The Secretary nodded.

“Your fiancée is quite a good man.”

“I’m sorry?”

“Jack is a good man.”

Anna didn’t know what to say in response. There was too much to say all at once. Anna decided to start with her shock. “You know Jack?”

The Secretary furrowed her brow and looked at Anna sideways. “Of course I know him. He’s my special adviser on the Unity.”

“Really? Doesn’t he work for the Ministry of Information?”

The Secretary smiled kindly, understanding Anna’s confusion. “Well, technically, yes, but he’s my special adviser, so he comes to my office each day.”

Both women dropped into silent surprise for a moment. The Secretary was the first to pick it back up. “He hasn’t told you any of this?”

Chagrined, Anna shook her head. Then she chided herself internally for her embarrassment. She hadn’t done anything wrong. She sat up a little straighter.

“You have a lot to be proud of, Ms. Prindle. You’re marrying a fine man.”

“I said ‘no’. I’m not going to marry Jack.” Anna was surprised at how easily the words rolled out.

Now it was the Secretary’s turn to look a little embarrassed. “I see,” she said. “Do you mind telling me why?”

As kind as the Secretary seemed, Anna wasn’t ready to discuss the gnawing wound inside her. “I have my reasons.”

The Secretary looked at her for a minute, as if trying to read her thoughts. “Fair enough.”

“You know,” she said, “the attack on your vehicle was tantamount to a direct act of war on the Empress. It was well planned, an automated drone attack from a new building under construction along your route. It will be difficult, if not impossible, to put it all together and trace it back to the Unity. It’s even worse that we can’t really acknowledge that we had hired Jack in the first place, since the official policy is that we don’t take in political refugees from any member of the Pax. That kind of operation had to come from well up the food chain in the Unity—CEO Randall must have approved it.”

Feeling her heart begin to flutter, Anna forced herself to let go of the blanket and breathe slowly. She smiled sheepishly at Ohlson. “It’s been a difficult two years. I’ve had panic attacks.”

The Secretary surprised Anna when she reached across the bed and gently grabbed her forearm. “That’s understandable. Anyone might respond in the same way. I’m sorry to have stirred up such unpleasant memories. It was callous of me.”

Anna dismissed her apology with a wave of her hand. “It’s not your fault.”

The Secretary smiled. “It’s not yours, either. Make sure you remember that.”

The Secretary let a beat or two hang in the air before she went on. “Anna, as long as you stay here in Leto, you’re clearly in danger, and frankly, a problem for Her Majesty’s government. We need to get you and Jack to a place where you can serve the empire better.”

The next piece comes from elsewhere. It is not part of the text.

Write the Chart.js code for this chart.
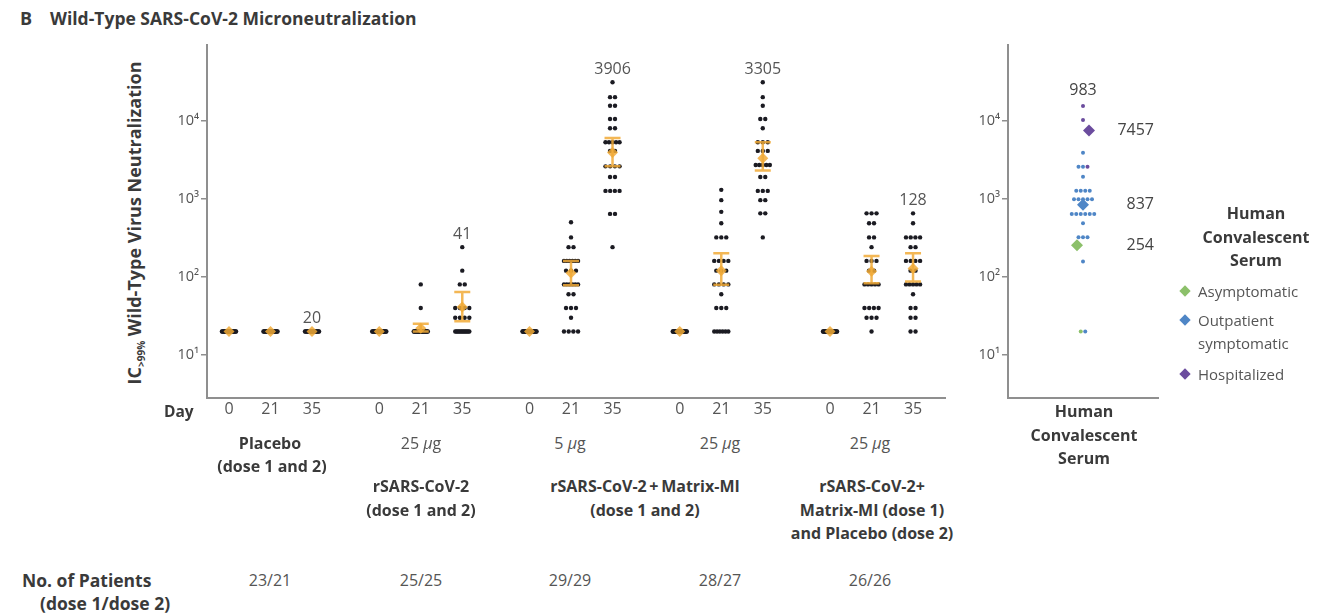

She paused before continuing. “I am convinced war is coming. I have been for some time, but there are those who, after three hundred years of peace, don’t want to see it. This has left me at an impasse. You see, the position of Emperor or Empress of the Pax Imperium is designed by the Pax charter to be too weak to do anything on their own. First, it is an elected position. Empress Christiana doesn’t even have her own standing army, except as the leader of the Russian Republic, and that doesn’t amount to much. She needs others to be her might for her. Also, as the titular leader of both The Unity and its allies on the one side, along with the House of Athena and its allies on the other, it’s imperative that she maintain an appearance of neutrality. So it’s a bit of an embarrassment for the Unity to so clearly point out that we’ve broken that neutrality by taking you in as a refugee and hiring Jack to work for our government. I really can’t afford to have that happen again. Besides, if we are going to avoid the coming disaster, we need our major patron, the House of Athena, to stand up for the Empire. They are the power balanced against the Unity in the galaxy. It was they who forced the Unity to accept the Pax Charter three hundred years ago. If they get caught flat-footed when war comes, it will truly threaten the existing order. Without sounding like I am making light of the cruelty of your situation, your apparent death has provided us with a good opportunity to do something to make sure King Nicholas of Athena pays attention.”